┌─ Provided information

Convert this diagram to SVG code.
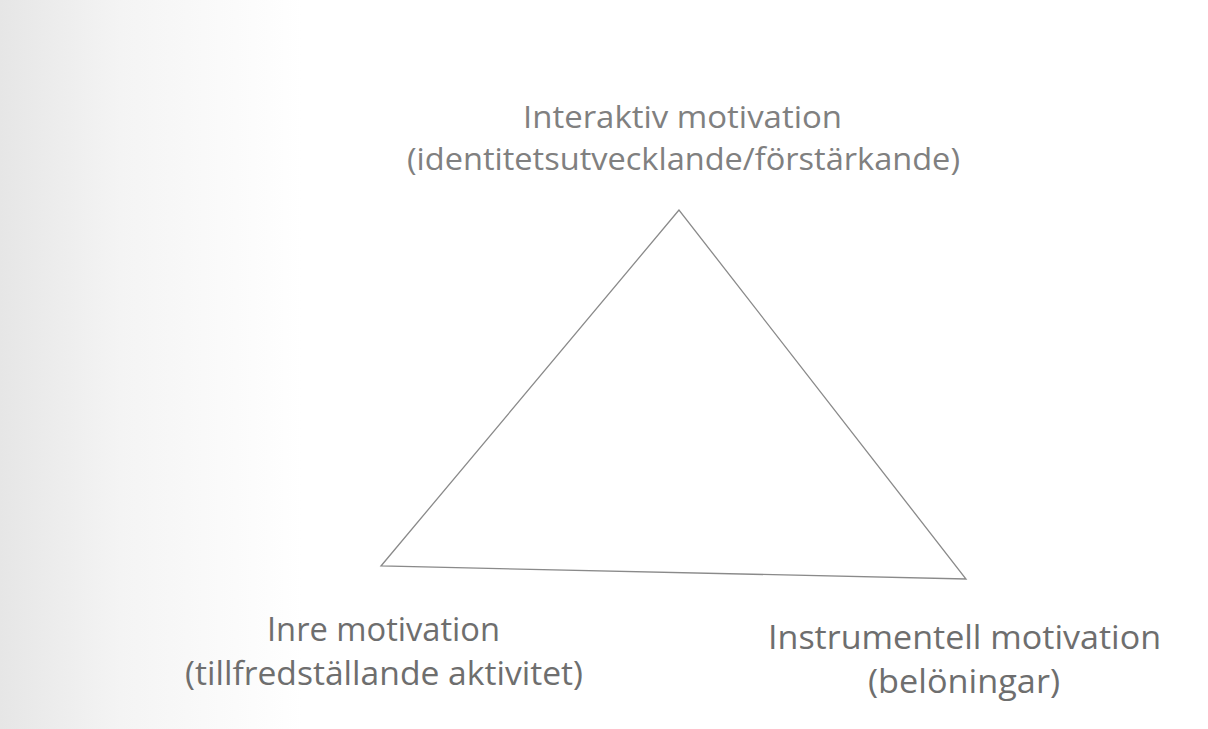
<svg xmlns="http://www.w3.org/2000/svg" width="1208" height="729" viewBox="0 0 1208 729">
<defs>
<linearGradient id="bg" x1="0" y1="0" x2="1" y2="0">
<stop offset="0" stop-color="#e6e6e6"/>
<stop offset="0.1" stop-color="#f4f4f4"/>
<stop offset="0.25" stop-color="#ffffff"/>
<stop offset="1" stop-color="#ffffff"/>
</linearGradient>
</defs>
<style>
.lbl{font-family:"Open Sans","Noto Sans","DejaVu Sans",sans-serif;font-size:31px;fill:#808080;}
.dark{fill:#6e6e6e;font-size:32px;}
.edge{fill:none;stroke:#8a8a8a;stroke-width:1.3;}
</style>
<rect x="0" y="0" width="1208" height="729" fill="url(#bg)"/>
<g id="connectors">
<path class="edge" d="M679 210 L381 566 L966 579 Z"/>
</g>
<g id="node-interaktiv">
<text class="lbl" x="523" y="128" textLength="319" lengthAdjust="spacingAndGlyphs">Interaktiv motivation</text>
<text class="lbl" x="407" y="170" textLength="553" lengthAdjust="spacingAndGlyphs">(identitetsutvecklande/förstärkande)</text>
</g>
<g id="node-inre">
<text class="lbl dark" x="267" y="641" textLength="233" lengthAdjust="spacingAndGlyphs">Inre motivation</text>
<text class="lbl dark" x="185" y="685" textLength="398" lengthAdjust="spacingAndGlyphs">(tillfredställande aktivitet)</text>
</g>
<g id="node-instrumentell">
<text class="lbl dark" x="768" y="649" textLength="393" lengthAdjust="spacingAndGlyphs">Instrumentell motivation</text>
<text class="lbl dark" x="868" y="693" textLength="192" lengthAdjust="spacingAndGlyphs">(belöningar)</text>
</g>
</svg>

└─
┌─ Provided information

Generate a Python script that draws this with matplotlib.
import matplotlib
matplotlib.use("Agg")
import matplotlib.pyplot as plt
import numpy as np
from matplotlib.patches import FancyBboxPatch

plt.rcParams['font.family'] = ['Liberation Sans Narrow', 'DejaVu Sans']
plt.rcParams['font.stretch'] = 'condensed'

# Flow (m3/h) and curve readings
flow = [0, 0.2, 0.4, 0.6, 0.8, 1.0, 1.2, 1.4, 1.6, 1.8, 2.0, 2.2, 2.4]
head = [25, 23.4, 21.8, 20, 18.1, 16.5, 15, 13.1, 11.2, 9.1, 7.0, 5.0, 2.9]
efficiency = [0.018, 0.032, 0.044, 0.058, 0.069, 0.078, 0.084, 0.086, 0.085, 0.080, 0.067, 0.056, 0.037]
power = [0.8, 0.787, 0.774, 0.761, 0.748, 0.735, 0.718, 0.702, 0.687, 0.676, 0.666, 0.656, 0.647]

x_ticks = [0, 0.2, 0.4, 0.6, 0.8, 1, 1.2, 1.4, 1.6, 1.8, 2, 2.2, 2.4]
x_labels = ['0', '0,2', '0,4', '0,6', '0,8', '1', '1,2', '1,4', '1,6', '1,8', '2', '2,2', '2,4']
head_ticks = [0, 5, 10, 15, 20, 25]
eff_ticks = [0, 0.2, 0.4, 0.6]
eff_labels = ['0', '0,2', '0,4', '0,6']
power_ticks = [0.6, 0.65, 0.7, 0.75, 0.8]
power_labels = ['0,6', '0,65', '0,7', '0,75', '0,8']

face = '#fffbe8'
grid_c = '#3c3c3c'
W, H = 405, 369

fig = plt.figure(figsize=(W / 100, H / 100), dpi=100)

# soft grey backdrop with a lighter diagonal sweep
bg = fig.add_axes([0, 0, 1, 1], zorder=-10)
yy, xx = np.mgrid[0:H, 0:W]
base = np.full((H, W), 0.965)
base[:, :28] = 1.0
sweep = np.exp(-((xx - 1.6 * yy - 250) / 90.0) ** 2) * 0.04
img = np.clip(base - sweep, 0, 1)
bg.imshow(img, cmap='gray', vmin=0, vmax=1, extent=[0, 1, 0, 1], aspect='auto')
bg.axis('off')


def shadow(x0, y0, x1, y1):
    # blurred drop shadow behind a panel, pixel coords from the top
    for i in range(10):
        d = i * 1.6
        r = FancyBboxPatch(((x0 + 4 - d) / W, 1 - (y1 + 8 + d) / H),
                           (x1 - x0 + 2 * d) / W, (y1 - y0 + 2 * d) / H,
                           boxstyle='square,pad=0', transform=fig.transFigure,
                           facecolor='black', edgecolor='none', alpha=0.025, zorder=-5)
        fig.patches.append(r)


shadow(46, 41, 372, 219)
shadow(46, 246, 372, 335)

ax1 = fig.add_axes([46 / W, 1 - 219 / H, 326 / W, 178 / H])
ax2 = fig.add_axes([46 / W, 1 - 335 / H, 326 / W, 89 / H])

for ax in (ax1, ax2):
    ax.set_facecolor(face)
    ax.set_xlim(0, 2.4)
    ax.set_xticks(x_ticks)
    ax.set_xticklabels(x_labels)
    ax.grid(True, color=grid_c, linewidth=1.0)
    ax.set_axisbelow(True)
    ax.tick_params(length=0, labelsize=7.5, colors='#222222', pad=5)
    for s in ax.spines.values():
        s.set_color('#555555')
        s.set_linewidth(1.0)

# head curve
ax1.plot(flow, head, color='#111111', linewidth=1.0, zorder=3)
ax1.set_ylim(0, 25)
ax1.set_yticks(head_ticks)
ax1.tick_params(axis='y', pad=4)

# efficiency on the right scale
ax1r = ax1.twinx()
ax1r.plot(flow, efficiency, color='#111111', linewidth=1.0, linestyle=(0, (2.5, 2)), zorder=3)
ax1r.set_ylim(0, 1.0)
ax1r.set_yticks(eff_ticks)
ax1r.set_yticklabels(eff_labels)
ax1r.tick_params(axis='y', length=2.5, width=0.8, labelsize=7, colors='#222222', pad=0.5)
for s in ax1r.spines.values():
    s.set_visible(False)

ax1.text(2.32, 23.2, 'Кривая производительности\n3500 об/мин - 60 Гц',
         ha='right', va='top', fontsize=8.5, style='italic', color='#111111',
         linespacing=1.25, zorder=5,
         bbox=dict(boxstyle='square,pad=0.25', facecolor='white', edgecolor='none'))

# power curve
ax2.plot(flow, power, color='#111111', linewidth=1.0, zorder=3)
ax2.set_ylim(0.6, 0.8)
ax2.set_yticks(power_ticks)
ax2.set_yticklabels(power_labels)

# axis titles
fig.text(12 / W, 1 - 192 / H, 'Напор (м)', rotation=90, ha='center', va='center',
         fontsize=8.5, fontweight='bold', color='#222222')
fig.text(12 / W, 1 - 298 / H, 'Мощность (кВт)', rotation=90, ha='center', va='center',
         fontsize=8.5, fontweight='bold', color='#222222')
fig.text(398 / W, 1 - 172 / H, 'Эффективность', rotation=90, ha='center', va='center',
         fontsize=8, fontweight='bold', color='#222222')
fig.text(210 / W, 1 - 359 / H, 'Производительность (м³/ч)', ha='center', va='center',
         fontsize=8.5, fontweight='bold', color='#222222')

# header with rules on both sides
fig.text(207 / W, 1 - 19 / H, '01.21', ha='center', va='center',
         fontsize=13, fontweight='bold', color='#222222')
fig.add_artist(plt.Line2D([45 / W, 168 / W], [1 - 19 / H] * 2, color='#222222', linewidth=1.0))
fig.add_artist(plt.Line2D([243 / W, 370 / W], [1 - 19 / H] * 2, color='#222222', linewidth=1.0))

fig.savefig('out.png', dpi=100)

└─

Looking at the data above, return every line from the one with "Generate a Python" down to the one with "plt.rcParams['font.stretch'] = 'condensed'", exactly and inclusively.

Generate a Python script that draws this with matplotlib.
import matplotlib
matplotlib.use("Agg")
import matplotlib.pyplot as plt
import numpy as np
from matplotlib.patches import FancyBboxPatch

plt.rcParams['font.family'] = ['Liberation Sans Narrow', 'DejaVu Sans']
plt.rcParams['font.stretch'] = 'condensed'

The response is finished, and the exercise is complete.